I have been trying to use the python multiprocessing package to speed up some physics simulations I'm doing by taking advantage of the multiple cores of my computer.
I noticed that when I run my simulation at most 3 of the 12 cores are used. In fact, when I start the simulation it initially uses 3 of the cores, and then after a while it goes to 1 core. Sometimes only one or two cores are used from the start. I have not been able to figure out why (I basically change nothing, except closing a few terminal windows (without any active processes)). (The OS is Red Hat Enterprise Linux 6.0, Python version is 2.6.5.)
I experimented by varying the number of chunks (between 2 and 120) into which the work is split (i.e. the number of processes that are created), but this seems to have no effect.

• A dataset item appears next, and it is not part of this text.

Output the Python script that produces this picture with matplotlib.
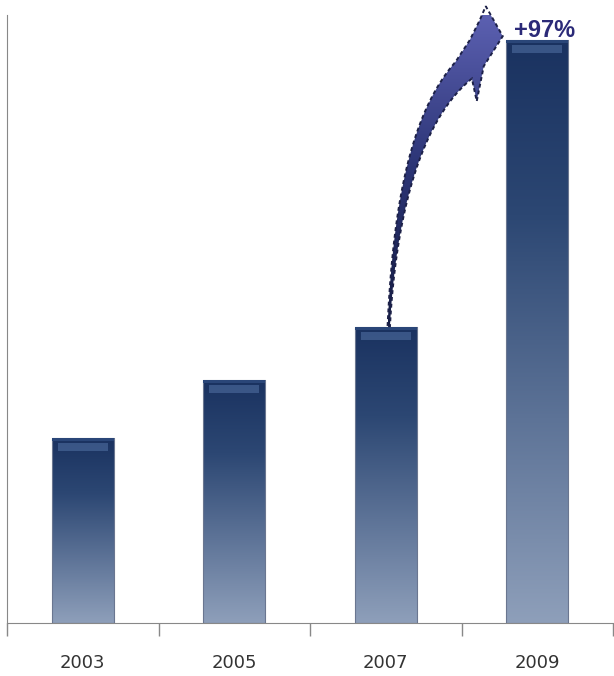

I looked for info about this problem online and read through most of the related questions on this site (e.g. one, two) but could not find a solution.
(Edit: I just tried running the code under Windows 7 and it's using all available cores alright. I still want to fix this for the RHEL, though.)
Here's my code (with the physics left out):
from multiprocessing import Queue, Process, current_process
def f(q,start,end): #a dummy function to be passed as target to Process
q.put(mc_sim(start,end))
def mc_sim(start,end): #this is where the 'physics' is
p=current_process()
print "starting", p.name, p.pid
sum_=0
for i in xrange(start,end):
sum_+=i
print "exiting", p.name, p.pid
return sum_
def main():
NP=0 #number of processes
total_steps=10**8
chunk=total_steps/10
start=0
queue=Queue()
subprocesses=[]
while start<total_steps:
p=Process(target=f,args=(queue,start,start+chunk))
NP+=1
print 'delegated %s:%s to subprocess %s' % (start, start+chunk, NP)
p.start()
start+=chunk
subprocesses.append(p)
total=0
for i in xrange(NP):
total+=queue.get()
print "total is", total
#two lines for consistency check:
# alt_total=mc_sim(0,total_steps)
# print "alternative total is", alt_total
while subprocesses:
subprocesses.pop().join()
if __name__=='__main__':
main()
(In fact the code is based on Alex Martelli's answer here.)
Edit 2: eventually the problem resolved itself without me understanding how. I did not change the code nor am I aware of having changed anything related to the OS. In spite of that, now all cores are used when I run the code. Perhaps the problem will reappear later on, but for now I choose to not investigate further, as it works. Thanks to everyone for the help.